▶ _Prompt_: Include in the output exactly the lines from the opening of the data through the line containing "color(0bp)=(white); color(9bp)=(white); color(28bp)=(bgmid);", and nothing more.

━━━━━ Entries supplied ━━━━━

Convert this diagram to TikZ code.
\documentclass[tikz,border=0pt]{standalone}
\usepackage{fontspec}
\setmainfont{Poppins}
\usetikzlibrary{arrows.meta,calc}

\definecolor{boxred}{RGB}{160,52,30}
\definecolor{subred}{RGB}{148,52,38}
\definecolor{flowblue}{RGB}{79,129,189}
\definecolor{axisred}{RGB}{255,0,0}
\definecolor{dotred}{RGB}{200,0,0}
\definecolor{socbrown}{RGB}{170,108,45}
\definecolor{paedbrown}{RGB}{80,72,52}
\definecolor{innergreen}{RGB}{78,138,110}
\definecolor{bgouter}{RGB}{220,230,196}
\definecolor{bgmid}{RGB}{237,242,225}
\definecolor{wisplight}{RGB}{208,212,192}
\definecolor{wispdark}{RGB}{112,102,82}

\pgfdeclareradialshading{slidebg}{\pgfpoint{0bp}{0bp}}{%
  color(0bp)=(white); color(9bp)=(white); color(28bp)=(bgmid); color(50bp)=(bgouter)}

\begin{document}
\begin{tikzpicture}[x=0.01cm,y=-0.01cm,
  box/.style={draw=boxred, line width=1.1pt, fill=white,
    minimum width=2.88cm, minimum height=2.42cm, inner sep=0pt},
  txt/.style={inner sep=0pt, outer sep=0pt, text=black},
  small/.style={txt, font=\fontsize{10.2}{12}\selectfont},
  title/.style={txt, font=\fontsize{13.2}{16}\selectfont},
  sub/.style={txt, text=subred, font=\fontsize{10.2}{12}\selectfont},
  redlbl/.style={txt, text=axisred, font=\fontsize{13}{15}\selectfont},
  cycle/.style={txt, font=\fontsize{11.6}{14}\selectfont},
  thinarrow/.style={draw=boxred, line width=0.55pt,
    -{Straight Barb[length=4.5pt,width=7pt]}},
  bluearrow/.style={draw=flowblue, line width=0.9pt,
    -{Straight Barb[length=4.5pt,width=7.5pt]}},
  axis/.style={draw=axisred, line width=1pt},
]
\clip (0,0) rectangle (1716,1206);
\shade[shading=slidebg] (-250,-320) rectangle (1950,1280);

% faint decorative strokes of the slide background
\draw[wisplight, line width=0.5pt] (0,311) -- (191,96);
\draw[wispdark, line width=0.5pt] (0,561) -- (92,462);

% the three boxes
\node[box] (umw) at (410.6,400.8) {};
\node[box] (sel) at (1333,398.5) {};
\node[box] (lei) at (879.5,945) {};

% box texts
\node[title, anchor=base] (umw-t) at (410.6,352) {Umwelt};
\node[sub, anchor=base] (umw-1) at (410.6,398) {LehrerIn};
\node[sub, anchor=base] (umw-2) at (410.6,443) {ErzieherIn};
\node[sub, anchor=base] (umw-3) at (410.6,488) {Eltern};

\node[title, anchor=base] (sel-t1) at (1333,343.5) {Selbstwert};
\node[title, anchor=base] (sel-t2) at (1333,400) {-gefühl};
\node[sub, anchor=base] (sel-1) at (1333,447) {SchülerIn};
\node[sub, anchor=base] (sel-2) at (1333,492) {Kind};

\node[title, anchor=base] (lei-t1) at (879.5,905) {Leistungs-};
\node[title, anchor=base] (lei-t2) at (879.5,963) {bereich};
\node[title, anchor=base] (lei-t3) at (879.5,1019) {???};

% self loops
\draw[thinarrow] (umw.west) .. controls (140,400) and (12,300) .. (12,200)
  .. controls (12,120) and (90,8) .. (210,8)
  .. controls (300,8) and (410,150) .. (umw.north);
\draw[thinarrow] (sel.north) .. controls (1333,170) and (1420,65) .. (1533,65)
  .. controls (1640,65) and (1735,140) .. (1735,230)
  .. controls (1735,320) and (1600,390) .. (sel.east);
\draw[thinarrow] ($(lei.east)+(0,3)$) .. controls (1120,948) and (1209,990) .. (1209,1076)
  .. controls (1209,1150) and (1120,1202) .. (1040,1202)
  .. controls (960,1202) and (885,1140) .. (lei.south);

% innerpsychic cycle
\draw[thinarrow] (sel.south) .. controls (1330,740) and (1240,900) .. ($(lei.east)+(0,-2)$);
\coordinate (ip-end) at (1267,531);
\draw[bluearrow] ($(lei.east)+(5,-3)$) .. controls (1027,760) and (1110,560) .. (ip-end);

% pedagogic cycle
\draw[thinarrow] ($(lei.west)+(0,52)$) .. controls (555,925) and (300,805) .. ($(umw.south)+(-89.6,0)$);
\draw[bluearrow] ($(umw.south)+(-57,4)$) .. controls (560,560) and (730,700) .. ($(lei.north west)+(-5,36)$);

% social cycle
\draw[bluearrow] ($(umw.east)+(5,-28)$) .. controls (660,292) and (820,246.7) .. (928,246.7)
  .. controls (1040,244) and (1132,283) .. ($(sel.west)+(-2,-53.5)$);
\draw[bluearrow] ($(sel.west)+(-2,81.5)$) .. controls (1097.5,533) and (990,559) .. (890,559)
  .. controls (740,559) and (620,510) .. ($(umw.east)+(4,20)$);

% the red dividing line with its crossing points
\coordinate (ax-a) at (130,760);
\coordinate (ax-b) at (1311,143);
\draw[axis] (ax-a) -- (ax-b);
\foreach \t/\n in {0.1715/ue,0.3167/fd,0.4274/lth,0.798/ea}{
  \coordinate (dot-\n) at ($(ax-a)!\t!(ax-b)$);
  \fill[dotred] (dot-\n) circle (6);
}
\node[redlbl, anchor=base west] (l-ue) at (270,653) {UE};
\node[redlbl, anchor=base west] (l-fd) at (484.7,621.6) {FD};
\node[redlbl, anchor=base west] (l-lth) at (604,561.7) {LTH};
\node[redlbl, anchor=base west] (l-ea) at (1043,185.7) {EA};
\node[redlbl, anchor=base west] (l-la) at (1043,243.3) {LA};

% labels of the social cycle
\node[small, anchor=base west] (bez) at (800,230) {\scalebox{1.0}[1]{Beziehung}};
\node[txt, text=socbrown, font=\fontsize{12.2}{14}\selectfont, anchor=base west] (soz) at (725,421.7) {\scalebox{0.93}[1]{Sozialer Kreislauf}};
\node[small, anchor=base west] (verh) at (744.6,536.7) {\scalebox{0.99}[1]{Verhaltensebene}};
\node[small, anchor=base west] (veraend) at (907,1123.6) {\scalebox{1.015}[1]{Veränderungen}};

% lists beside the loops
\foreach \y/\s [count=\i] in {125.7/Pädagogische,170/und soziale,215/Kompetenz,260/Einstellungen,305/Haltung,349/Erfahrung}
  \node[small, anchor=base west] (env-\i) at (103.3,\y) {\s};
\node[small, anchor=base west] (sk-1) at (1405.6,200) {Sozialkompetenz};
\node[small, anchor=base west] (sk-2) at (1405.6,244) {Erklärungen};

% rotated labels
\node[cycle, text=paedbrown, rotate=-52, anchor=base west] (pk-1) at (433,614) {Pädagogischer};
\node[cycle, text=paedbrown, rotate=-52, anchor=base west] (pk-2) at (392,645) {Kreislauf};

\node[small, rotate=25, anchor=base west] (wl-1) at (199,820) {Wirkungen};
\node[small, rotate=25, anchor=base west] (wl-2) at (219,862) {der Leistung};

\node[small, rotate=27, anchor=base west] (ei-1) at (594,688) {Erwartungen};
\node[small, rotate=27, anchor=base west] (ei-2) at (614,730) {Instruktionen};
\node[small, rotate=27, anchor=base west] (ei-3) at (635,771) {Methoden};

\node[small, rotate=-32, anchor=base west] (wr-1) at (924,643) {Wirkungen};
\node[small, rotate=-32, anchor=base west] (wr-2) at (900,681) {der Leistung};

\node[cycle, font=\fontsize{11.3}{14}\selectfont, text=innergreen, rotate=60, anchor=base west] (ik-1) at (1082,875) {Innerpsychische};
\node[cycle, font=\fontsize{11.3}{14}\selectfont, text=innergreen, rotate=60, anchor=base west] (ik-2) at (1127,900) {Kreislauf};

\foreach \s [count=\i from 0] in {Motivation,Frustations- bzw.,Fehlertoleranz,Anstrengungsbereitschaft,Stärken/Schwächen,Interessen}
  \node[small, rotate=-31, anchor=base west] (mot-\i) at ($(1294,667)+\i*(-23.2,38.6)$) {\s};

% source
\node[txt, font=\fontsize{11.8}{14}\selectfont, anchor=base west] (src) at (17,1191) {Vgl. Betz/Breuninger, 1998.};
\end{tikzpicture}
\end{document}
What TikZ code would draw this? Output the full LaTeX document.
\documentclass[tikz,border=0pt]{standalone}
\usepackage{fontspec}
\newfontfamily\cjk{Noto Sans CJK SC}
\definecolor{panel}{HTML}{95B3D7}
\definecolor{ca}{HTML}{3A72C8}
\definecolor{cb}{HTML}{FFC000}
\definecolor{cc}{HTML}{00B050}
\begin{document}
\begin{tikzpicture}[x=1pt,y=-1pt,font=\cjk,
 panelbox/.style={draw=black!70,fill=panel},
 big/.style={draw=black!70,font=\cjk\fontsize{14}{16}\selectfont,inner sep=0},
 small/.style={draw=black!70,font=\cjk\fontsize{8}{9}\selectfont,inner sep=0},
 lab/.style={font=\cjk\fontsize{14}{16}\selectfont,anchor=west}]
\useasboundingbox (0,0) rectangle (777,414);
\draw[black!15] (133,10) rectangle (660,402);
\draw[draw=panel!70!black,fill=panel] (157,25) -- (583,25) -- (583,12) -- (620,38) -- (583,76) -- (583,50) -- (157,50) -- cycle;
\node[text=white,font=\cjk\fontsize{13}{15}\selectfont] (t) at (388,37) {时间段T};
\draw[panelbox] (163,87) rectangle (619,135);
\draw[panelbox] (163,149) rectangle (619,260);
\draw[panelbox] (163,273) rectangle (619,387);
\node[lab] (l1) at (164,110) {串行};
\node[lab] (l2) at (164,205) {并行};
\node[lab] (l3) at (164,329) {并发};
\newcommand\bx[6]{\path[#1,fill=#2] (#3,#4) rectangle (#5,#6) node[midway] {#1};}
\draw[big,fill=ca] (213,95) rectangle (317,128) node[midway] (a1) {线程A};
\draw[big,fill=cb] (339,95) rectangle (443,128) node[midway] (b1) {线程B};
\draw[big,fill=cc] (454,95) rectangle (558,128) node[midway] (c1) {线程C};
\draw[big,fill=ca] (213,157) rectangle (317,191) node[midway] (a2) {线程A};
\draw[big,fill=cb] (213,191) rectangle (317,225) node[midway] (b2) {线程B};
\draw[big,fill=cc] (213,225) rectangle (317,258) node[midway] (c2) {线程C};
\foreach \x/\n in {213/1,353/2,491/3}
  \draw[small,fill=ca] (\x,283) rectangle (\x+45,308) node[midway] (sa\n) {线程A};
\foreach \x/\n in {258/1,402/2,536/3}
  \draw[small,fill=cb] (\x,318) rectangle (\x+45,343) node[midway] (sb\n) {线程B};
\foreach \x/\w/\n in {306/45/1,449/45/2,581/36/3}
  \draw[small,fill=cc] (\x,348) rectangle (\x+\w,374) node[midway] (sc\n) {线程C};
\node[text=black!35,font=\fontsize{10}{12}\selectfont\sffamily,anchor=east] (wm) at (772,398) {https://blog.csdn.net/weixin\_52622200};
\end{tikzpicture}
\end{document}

━━━━━

▶ _Response_:
Convert this diagram to TikZ code.
\documentclass[tikz,border=0pt]{standalone}
\usepackage{fontspec}
\setmainfont{Poppins}
\usetikzlibrary{arrows.meta,calc}

\definecolor{boxred}{RGB}{160,52,30}
\definecolor{subred}{RGB}{148,52,38}
\definecolor{flowblue}{RGB}{79,129,189}
\definecolor{axisred}{RGB}{255,0,0}
\definecolor{dotred}{RGB}{200,0,0}
\definecolor{socbrown}{RGB}{170,108,45}
\definecolor{paedbrown}{RGB}{80,72,52}
\definecolor{innergreen}{RGB}{78,138,110}
\definecolor{bgouter}{RGB}{220,230,196}
\definecolor{bgmid}{RGB}{237,242,225}
\definecolor{wisplight}{RGB}{208,212,192}
\definecolor{wispdark}{RGB}{112,102,82}

\pgfdeclareradialshading{slidebg}{\pgfpoint{0bp}{0bp}}{%
  color(0bp)=(white); color(9bp)=(white); color(28bp)=(bgmid); color(50bp)=(bgouter)}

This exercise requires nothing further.